In article <e5te5l$2l63$1 at digitaldaemon.com>, Jarrett Billingsley says...
>

>Hehe, pattern matching.  Funny you mention that, as there was a brief (read: 
>2-week) period when D had built-in regexp operators 

Actually I was thinking about ML-style pattern matching on constructors
rather than regexps (regexps are cool too but yeah, it makes sense for
them to be in a library).

>And lastly, variant types - I suppose if you're still thinking in 
>"dynamically typed" terms, you'd miss them, but I've never needed anything 
>like them; when thinking in object-oriented terms, anyway, polymorphism is 
>usually more than enough, and when you need something that can accept 
>multiple types, there's templates.  You might also want to look into 
>std.boxer - the Box type is basically a typesafe variant. 

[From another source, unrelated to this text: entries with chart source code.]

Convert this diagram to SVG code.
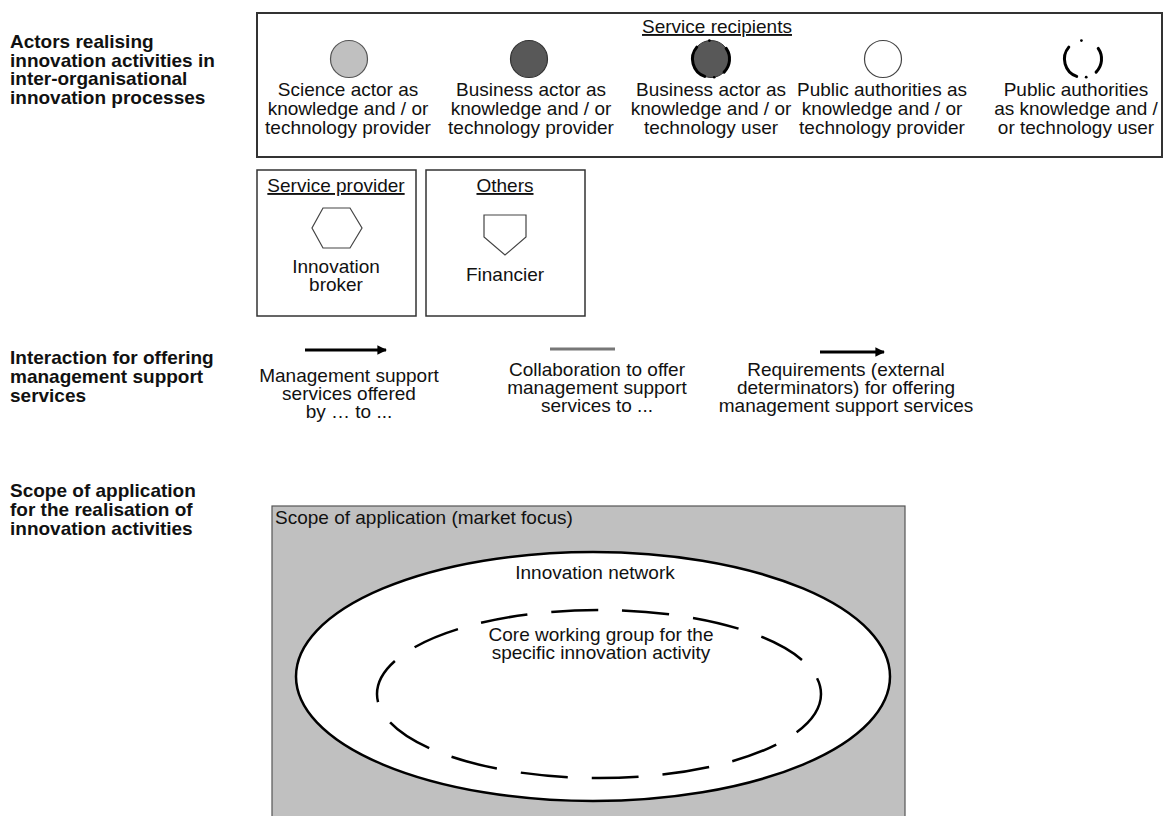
<svg xmlns="http://www.w3.org/2000/svg" width="1166" height="816" viewBox="0 0 1166 816">
  <defs>
    <style>
      text { font-family: "Liberation Sans", Arial, sans-serif; fill: #111; }
      .lbl { font-size: 19px; font-weight: bold; }
      .t { font-size: 19px; text-anchor: middle; }
      .tl { font-size: 19px; }
      .u { text-decoration: underline; }
      .box { fill: none; stroke: #333; stroke-width: 1.5; }
      .arc { fill: none; stroke: #000; stroke-width: 3; stroke-linecap: round; }
      .flow { stroke: #000; stroke-width: 3; marker-end: url(#arrow); }
    </style>
    <marker id="arrow" viewBox="0 0 10 10" refX="9" refY="5" markerWidth="3.6" markerHeight="3.2" orient="auto" markerUnits="strokeWidth">
      <path d="M0,0 L10,5 L0,10 Z" fill="#000"/>
    </marker>
  </defs>

  <rect width="1166" height="816" fill="#fff"/>

  <!-- row headings -->
  <g id="section-labels">
    <text class="lbl" x="10" y="48"><tspan x="10">Actors realising</tspan><tspan x="10" dy="18.5">innovation activities in</tspan><tspan x="10" dy="18.5">inter-organisational</tspan><tspan x="10" dy="18.5">innovation processes</tspan></text>
    <text class="lbl" x="10" y="364"><tspan x="10">Interaction for offering</tspan><tspan x="10" dy="19">management support</tspan><tspan x="10" dy="19">services</tspan></text>
    <text class="lbl" x="10" y="497"><tspan x="10">Scope of application</tspan><tspan x="10" dy="19">for the realisation of</tspan><tspan x="10" dy="19">innovation activities</tspan></text>
  </g>

  <!-- service recipients frame -->
  <g id="service-recipients">
    <rect x="257" y="13" width="905" height="144" fill="none" stroke="#333" stroke-width="2"/>
    <text class="t u" x="717" y="33">Service recipients</text>
  </g>

  <g id="science-provider">
    <circle cx="349" cy="59" r="18.5" fill="#c0c0c0" stroke="#555" stroke-width="1.2"/>
    <text class="t" y="96"><tspan x="348">Science actor as</tspan><tspan x="348" dy="19">knowledge and / or</tspan><tspan x="348" dy="19">technology provider</tspan></text>
  </g>

  <g id="business-provider">
    <circle cx="529" cy="59" r="18.5" fill="#585858" stroke="#333" stroke-width="1.2"/>
    <text class="t" y="96"><tspan x="531">Business actor as</tspan><tspan x="531" dy="19">knowledge and / or</tspan><tspan x="531" dy="19">technology provider</tspan></text>
  </g>

  <g id="business-user">
    <circle cx="711" cy="59" r="18.5" fill="#585858" stroke="#333" stroke-width="1"/>
    <path class="arc" d="M696.8,47.1 A18.5,18.5 0 0 0 704.7,76.4"/>
    <path class="arc" d="M726.2,48.4 A18.5,18.5 0 0 1 724.1,72.1"/>
    <circle cx="709.4" cy="40.6" r="1.3" fill="#000"/>
    <circle cx="714.2" cy="77.2" r="1.3" fill="#000"/>
    <text class="t" y="96"><tspan x="711">Business actor as</tspan><tspan x="711" dy="19">knowledge and / or</tspan><tspan x="711" dy="19">technology user</tspan></text>
  </g>

  <g id="public-provider">
    <circle cx="883" cy="59" r="18.5" fill="#fff" stroke="#444" stroke-width="1.2"/>
    <text class="t" y="96"><tspan x="882">Public authorities as</tspan><tspan x="882" dy="19">knowledge and / or</tspan><tspan x="882" dy="19">technology provider</tspan></text>
  </g>

  <g id="public-user">
    <path class="arc" d="M1068.8,47.1 A18.5,18.5 0 0 0 1076.7,76.4"/>
    <path class="arc" d="M1098.2,48.4 A18.5,18.5 0 0 1 1096.1,72.1"/>
    <circle cx="1081.4" cy="40.6" r="1.4" fill="#000"/>
    <circle cx="1086.2" cy="77.2" r="1.4" fill="#000"/>
    <text class="t" y="96"><tspan x="1076">Public authorities</tspan><tspan x="1076" dy="19">as knowledge and /</tspan><tspan x="1076" dy="19">or technology user</tspan></text>
  </g>

  <!-- service provider -->
  <g id="innovation-broker">
    <rect class="box" x="257" y="170" width="159" height="146"/>
    <text class="t u" x="336" y="192">Service provider</text>
    <polygon points="323,208 350,208 362,228 350,248 323,248 312,228" fill="#fff" stroke="#444" stroke-width="1.2"/>
    <text class="t" y="273"><tspan x="336">Innovation</tspan><tspan x="336" dy="18">broker</tspan></text>
  </g>

  <!-- others -->
  <g id="financier">
    <rect class="box" x="426" y="170" width="159" height="146"/>
    <text class="t u" x="505" y="192">Others</text>
    <polygon points="484,215 526,215 526,237 505,255 484,237" fill="#fff" stroke="#444" stroke-width="1.2"/>
    <text class="t" x="505" y="281">Financier</text>
  </g>

  <!-- interaction types -->
  <g id="connectors">
    <line class="flow" x1="305" y1="350" x2="386" y2="350"/>
    <line x1="550" y1="349" x2="615" y2="349" stroke="#777" stroke-width="3"/>
    <line class="flow" x1="820" y1="352" x2="884" y2="352"/>
  </g>

  <g id="interaction-labels">
    <text class="t" y="382"><tspan x="349">Management support</tspan><tspan x="349" dy="18">services offered</tspan><tspan x="349" dy="18">by … to ...</tspan></text>
    <text class="t" y="376"><tspan x="597">Collaboration to offer</tspan><tspan x="597" dy="18">management support</tspan><tspan x="597" dy="18">services to ...</tspan></text>
    <text class="t" y="376"><tspan x="846">Requirements (external</tspan><tspan x="846" dy="18">determinators) for offering</tspan><tspan x="846" dy="18">management support services</tspan></text>
  </g>

  <!-- scope of application -->
  <g id="scope">
    <rect x="272" y="506" width="633" height="320" fill="#c0c0c0" stroke="#555" stroke-width="1.2"/>
    <text class="tl" x="275" y="524">Scope of application (market focus)</text>
  </g>

  <g id="innovation-network">
    <ellipse cx="593" cy="676.5" rx="297" ry="124.5" fill="#fff" stroke="#000" stroke-width="2.5"/>
    <text class="t" x="595" y="579">Innovation network</text>
  </g>

  <g id="core-working-group">
    <ellipse cx="599" cy="694" rx="222" ry="84" fill="none" stroke="#000" stroke-width="2.5" stroke-dasharray="47 24"/>
    <text class="t" y="641"><tspan x="601">Core working group for the</tspan><tspan x="601" dy="18">specific innovation activity</tspan></text>
  </g>
</svg>
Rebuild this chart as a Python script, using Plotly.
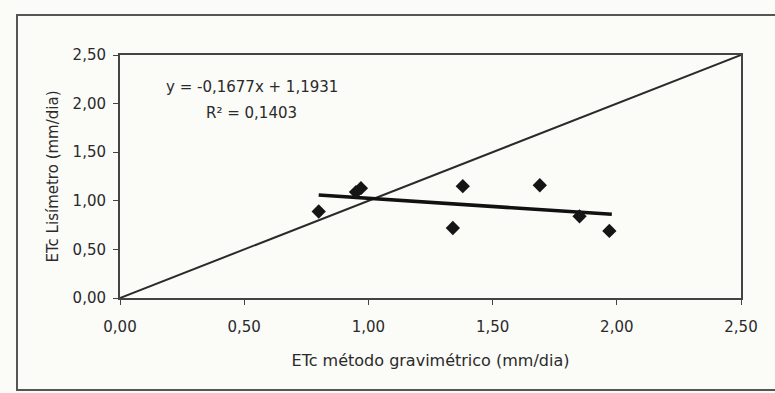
import plotly.graph_objects as go

# Measured crop evapotranspiration: gravimetric method (x) vs lysimeter (y), mm/day
etc_gravimetrico = [0.80, 0.95, 0.97, 1.34, 1.38, 1.69, 1.85, 1.97]
etc_lisimetro = [0.89, 1.09, 1.13, 0.72, 1.15, 1.16, 0.84, 0.69]

# Linear fit reported on the chart
slope = -0.1677
intercept = 1.1931
r2 = 0.1403
fit_x = [0.80, 1.98]
fit_y = [slope * v + intercept for v in fit_x]

# 1:1 reference line
ref_x = [0.0, 2.5]
ref_y = [0.0, 2.5]

tick_vals = [0.0, 0.5, 1.0, 1.5, 2.0, 2.5]
tick_text = ["0,00", "0,50", "1,00", "1,50", "2,00", "2,50"]

ink = "#2a2a2a"
font_family = "DejaVu Sans, Arial, sans-serif"

fig = go.Figure()
fig.add_trace(go.Scatter(x=ref_x, y=ref_y, mode="lines",
                         line=dict(color=ink, width=2), hoverinfo="skip"))
fig.add_trace(go.Scatter(x=fit_x, y=fit_y, mode="lines",
                         line=dict(color="#111111", width=3.5), hoverinfo="skip"))
fig.add_trace(go.Scatter(x=etc_gravimetrico, y=etc_lisimetro, mode="markers",
                         marker=dict(symbol="diamond", size=11, color="#151515")))

eq_text = f"y = {slope:.4f}x + {intercept:.4f}".replace(".", ",")
r2_text = f"R² = {r2:.4f}".replace(".", ",")

fig.add_annotation(x=0.53, y=2.17, xref="x", yref="y", text=eq_text,
                   showarrow=False, font=dict(size=15, color=ink, family=font_family))
fig.add_annotation(x=0.53, y=1.90, xref="x", yref="y", text=r2_text,
                   showarrow=False, font=dict(size=15, color=ink, family=font_family))

# outer chart frame
fig.add_shape(type="rect", xref="paper", yref="paper",
              x0=-103 / 621, x1=1.06, y0=-92 / 243, y1=1 + 40 / 243,
              line=dict(color="#555555", width=2), layer="below")

axis_common = dict(
    range=[0, 2.5], tickvals=tick_vals, ticktext=tick_text,
    showgrid=False, zeroline=False, showline=True, linecolor="#444444",
    linewidth=2, mirror=True, ticks="outside", ticklen=5, tickcolor="#444444",
    tickfont=dict(size=15, color=ink, family=font_family),
)

fig.update_layout(
    width=775, height=393,
    margin=dict(l=120, r=34, t=55, b=95),
    paper_bgcolor="#fbfbf8", plot_bgcolor="#fbfbf8",
    showlegend=False,
    font=dict(family=font_family, color=ink),
    xaxis=dict(**axis_common,
               title=dict(text="ETc método gravimétrico (mm/dia)",
                          font=dict(size=16, color=ink), standoff=20),
               ticklabelstandoff=9),
    yaxis=dict(**axis_common,
               title=dict(text="ETc Lisímetro (mm/dia)",
                          font=dict(size=15, color=ink), standoff=10),
               ticklabelstandoff=4),
)

fig.write_html("out.html")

I think we may mean different things by variant types also. The variant types
I'm talking about are a feature of statically typed languages like ML, Haskell,
and Scala. They're somewhat like unions but are type safe and very convenient
to use (in conjunction with pattern matching). Flying Frog Consultancy has a
comparison of a ray tracer implementation in OCaml vs. C++:

http://www.ffconsultancy.com/free/ray_tracer/comparison.html

See how much more verbose the C++ is, partially because of the necessity
to use the C++ object oriented features to express what variant types
express more concisely.

(They also have the same comparison, but with Standard ML vs. C++:

http://www.ffconsultancy.com/free/ray_tracer/comparison_cpp_vs_sml.html

SML trounces the C++ program in performance too, but that's not really
fair since they compiled with it with mlton, a whole program optimizing
compiler.)

Scala does a good job of implementing variant types and pattern matching
in a language that looks more like C++ than ML.